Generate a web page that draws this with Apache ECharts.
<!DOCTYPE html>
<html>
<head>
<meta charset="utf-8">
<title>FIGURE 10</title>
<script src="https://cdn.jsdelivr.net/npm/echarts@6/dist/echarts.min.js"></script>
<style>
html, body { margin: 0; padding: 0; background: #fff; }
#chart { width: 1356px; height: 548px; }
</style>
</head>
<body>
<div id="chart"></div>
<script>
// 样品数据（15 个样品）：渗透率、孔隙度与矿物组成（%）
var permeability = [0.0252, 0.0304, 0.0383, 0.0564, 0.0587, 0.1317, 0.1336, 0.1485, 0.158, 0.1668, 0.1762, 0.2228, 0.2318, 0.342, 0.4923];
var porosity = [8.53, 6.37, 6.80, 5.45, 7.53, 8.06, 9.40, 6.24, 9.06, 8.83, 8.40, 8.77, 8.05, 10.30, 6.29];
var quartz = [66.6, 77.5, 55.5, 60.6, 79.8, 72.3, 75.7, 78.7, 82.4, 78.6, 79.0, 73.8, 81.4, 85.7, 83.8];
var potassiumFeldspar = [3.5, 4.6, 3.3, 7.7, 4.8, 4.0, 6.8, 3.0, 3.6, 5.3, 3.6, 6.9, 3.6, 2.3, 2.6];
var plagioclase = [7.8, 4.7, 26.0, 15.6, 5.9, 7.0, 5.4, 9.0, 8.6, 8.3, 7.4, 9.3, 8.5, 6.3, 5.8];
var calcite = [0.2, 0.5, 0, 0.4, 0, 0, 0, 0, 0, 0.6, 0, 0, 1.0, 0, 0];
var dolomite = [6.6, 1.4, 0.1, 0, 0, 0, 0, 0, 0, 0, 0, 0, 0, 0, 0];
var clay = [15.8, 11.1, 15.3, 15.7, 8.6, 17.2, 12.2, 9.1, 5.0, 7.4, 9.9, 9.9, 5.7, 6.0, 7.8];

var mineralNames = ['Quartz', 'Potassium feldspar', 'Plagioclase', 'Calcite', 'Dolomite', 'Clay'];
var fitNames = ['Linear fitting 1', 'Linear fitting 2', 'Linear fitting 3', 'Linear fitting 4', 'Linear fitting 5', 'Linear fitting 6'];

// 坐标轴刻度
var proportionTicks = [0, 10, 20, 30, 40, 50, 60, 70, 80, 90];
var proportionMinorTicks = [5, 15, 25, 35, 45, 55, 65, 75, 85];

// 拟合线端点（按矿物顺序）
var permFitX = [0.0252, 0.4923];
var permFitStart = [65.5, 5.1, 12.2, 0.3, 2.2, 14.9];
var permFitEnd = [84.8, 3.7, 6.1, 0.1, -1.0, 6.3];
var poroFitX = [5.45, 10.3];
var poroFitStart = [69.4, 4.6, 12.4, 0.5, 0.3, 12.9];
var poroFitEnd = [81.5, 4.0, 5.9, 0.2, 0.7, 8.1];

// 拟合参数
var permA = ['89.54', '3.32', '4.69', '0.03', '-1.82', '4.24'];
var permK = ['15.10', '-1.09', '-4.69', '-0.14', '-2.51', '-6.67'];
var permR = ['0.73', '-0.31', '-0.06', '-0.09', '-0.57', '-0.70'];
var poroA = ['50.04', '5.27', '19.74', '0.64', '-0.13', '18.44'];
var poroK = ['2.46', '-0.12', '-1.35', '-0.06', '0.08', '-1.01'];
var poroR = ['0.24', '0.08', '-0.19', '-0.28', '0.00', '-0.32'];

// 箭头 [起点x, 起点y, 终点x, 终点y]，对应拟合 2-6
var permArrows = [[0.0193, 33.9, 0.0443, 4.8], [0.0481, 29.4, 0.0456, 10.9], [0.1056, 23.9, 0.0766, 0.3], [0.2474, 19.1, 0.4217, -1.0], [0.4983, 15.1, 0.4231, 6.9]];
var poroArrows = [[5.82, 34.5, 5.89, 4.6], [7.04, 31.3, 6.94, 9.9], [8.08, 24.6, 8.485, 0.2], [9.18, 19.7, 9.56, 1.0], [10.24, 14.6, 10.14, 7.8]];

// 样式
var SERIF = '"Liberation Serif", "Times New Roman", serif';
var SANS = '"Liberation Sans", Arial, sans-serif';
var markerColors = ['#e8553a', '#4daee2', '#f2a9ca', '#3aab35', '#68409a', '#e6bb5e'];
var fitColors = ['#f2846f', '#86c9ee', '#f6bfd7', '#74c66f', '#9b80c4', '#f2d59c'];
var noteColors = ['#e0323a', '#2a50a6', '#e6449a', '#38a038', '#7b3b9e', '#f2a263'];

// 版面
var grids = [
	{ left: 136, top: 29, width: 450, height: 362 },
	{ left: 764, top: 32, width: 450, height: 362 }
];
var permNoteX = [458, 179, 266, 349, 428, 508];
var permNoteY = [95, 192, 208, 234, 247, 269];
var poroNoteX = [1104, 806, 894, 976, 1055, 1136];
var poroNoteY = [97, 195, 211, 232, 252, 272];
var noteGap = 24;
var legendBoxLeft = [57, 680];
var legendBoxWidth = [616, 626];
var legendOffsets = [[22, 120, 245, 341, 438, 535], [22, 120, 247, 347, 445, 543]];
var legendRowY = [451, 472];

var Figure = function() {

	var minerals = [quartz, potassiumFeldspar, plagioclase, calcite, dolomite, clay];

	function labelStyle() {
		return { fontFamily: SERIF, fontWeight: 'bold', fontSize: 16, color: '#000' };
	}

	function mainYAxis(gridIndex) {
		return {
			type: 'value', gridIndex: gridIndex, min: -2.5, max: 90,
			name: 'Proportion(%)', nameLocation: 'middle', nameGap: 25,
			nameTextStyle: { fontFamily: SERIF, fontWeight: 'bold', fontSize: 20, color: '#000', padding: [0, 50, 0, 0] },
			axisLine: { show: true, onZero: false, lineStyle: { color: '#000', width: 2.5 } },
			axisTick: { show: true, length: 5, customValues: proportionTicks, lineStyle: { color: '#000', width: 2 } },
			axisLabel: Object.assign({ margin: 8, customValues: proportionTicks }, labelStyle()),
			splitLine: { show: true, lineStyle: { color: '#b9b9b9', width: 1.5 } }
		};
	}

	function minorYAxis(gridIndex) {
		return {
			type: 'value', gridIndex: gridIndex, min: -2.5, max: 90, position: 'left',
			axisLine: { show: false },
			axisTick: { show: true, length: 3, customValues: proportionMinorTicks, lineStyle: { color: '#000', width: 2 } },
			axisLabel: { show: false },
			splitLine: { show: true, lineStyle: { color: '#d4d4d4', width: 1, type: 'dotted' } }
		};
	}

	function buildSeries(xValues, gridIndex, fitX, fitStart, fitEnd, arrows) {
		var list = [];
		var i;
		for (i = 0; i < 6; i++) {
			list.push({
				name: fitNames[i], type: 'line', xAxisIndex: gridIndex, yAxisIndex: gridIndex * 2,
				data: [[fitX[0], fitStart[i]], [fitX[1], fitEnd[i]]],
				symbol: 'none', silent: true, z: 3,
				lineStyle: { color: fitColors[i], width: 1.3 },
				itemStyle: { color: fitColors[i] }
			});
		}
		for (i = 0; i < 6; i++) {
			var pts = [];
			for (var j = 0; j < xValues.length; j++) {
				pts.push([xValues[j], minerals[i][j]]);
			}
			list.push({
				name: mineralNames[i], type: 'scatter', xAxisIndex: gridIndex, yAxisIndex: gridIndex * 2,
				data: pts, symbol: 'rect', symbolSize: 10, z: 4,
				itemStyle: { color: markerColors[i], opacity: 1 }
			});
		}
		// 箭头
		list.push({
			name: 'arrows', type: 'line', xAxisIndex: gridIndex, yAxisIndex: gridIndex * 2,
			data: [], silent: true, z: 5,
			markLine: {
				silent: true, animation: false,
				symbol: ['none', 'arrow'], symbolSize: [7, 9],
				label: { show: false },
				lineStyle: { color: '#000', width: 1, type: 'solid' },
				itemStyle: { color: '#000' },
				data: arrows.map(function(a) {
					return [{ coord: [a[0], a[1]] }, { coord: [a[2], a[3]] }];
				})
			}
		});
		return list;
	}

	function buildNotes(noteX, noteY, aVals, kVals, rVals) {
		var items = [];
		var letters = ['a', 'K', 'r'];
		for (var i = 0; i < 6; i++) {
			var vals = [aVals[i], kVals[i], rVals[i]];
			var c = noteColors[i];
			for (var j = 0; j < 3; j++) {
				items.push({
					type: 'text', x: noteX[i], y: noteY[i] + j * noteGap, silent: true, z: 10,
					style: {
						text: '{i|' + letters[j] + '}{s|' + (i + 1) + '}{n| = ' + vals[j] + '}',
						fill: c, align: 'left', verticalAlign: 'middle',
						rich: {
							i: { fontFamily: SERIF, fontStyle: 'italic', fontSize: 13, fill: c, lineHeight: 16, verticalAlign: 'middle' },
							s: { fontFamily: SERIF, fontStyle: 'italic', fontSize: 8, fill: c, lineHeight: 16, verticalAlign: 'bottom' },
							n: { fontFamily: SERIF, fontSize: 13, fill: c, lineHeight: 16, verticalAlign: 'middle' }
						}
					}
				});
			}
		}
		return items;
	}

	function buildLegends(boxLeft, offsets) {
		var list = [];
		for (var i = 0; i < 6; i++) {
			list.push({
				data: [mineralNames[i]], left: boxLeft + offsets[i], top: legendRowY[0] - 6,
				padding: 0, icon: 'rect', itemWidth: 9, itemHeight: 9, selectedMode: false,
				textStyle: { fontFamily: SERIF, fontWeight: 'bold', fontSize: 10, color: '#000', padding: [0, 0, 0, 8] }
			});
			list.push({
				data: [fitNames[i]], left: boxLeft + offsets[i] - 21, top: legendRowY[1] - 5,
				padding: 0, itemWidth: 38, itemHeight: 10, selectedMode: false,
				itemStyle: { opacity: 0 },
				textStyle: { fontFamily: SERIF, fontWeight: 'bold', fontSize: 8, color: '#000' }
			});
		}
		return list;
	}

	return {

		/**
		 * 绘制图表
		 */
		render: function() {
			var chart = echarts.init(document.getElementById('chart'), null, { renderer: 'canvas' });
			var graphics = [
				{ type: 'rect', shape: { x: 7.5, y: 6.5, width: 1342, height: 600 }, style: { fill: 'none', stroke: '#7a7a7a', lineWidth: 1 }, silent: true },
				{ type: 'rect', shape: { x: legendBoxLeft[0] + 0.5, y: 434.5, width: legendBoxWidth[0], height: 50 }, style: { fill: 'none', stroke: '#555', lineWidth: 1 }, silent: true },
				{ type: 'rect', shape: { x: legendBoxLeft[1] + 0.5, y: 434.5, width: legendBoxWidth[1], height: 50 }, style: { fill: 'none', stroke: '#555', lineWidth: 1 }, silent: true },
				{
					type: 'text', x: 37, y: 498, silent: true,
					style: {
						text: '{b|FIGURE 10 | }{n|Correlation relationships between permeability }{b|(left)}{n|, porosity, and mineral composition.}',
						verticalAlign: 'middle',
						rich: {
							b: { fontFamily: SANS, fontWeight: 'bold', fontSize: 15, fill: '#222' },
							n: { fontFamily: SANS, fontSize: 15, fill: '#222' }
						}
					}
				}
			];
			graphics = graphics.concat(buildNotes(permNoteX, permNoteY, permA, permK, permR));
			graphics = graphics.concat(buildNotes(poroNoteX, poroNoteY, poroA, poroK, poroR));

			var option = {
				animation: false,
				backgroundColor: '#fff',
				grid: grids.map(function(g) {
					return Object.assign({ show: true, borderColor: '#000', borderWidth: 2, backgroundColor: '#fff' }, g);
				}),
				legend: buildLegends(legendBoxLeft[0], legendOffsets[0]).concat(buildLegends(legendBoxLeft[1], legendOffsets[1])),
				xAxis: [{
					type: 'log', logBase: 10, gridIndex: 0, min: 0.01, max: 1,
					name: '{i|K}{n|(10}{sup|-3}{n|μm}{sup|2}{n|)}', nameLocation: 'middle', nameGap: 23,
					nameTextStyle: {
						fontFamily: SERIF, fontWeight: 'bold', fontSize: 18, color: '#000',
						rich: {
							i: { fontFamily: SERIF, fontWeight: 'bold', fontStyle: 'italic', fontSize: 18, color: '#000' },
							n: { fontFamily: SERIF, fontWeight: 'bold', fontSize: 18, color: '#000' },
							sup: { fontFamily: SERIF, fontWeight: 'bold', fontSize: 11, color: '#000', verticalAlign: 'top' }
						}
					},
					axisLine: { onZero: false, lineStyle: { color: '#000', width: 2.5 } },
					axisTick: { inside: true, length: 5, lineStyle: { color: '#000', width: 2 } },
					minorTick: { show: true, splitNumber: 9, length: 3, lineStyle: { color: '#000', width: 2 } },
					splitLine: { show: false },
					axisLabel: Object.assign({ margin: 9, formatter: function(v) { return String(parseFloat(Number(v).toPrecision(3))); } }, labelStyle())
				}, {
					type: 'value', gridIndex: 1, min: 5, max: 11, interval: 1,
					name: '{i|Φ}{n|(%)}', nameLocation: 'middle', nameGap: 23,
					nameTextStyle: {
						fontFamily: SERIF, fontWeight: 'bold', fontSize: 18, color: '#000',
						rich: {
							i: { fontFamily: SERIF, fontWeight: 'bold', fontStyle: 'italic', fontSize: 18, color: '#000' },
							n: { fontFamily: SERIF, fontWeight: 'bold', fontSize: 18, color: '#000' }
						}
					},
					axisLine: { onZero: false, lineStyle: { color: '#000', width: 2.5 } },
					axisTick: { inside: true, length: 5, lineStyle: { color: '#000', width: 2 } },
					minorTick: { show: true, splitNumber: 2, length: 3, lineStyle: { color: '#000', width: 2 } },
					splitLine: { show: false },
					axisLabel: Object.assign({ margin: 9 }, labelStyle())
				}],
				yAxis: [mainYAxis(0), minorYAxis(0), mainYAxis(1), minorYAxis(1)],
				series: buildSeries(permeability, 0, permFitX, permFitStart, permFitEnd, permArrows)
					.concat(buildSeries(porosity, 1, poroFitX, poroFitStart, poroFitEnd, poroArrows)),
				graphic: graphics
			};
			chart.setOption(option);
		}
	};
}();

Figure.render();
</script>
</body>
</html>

-.-.-

### AIM
Only the lines from the start of the data to the line holding "65, 75, 85];" are wanted; return them exactly, both ends included.

### ANSWER IN FULL
Generate a web page that draws this with Apache ECharts.
<!DOCTYPE html>
<html>
<head>
<meta charset="utf-8">
<title>FIGURE 10</title>
<script src="https://cdn.jsdelivr.net/npm/echarts@6/dist/echarts.min.js"></script>
<style>
html, body { margin: 0; padding: 0; background: #fff; }
#chart { width: 1356px; height: 548px; }
</style>
</head>
<body>
<div id="chart"></div>
<script>
// 样品数据（15 个样品）：渗透率、孔隙度与矿物组成（%）
var permeability = [0.0252, 0.0304, 0.0383, 0.0564, 0.0587, 0.1317, 0.1336, 0.1485, 0.158, 0.1668, 0.1762, 0.2228, 0.2318, 0.342, 0.4923];
var porosity = [8.53, 6.37, 6.80, 5.45, 7.53, 8.06, 9.40, 6.24, 9.06, 8.83, 8.40, 8.77, 8.05, 10.30, 6.29];
var quartz = [66.6, 77.5, 55.5, 60.6, 79.8, 72.3, 75.7, 78.7, 82.4, 78.6, 79.0, 73.8, 81.4, 85.7, 83.8];
var potassiumFeldspar = [3.5, 4.6, 3.3, 7.7, 4.8, 4.0, 6.8, 3.0, 3.6, 5.3, 3.6, 6.9, 3.6, 2.3, 2.6];
var plagioclase = [7.8, 4.7, 26.0, 15.6, 5.9, 7.0, 5.4, 9.0, 8.6, 8.3, 7.4, 9.3, 8.5, 6.3, 5.8];
var calcite = [0.2, 0.5, 0, 0.4, 0, 0, 0, 0, 0, 0.6, 0, 0, 1.0, 0, 0];
var dolomite = [6.6, 1.4, 0.1, 0, 0, 0, 0, 0, 0, 0, 0, 0, 0, 0, 0];
var clay = [15.8, 11.1, 15.3, 15.7, 8.6, 17.2, 12.2, 9.1, 5.0, 7.4, 9.9, 9.9, 5.7, 6.0, 7.8];

var mineralNames = ['Quartz', 'Potassium feldspar', 'Plagioclase', 'Calcite', 'Dolomite', 'Clay'];
var fitNames = ['Linear fitting 1', 'Linear fitting 2', 'Linear fitting 3', 'Linear fitting 4', 'Linear fitting 5', 'Linear fitting 6'];

// 坐标轴刻度
var proportionTicks = [0, 10, 20, 30, 40, 50, 60, 70, 80, 90];
var proportionMinorTicks = [5, 15, 25, 35, 45, 55, 65, 75, 85];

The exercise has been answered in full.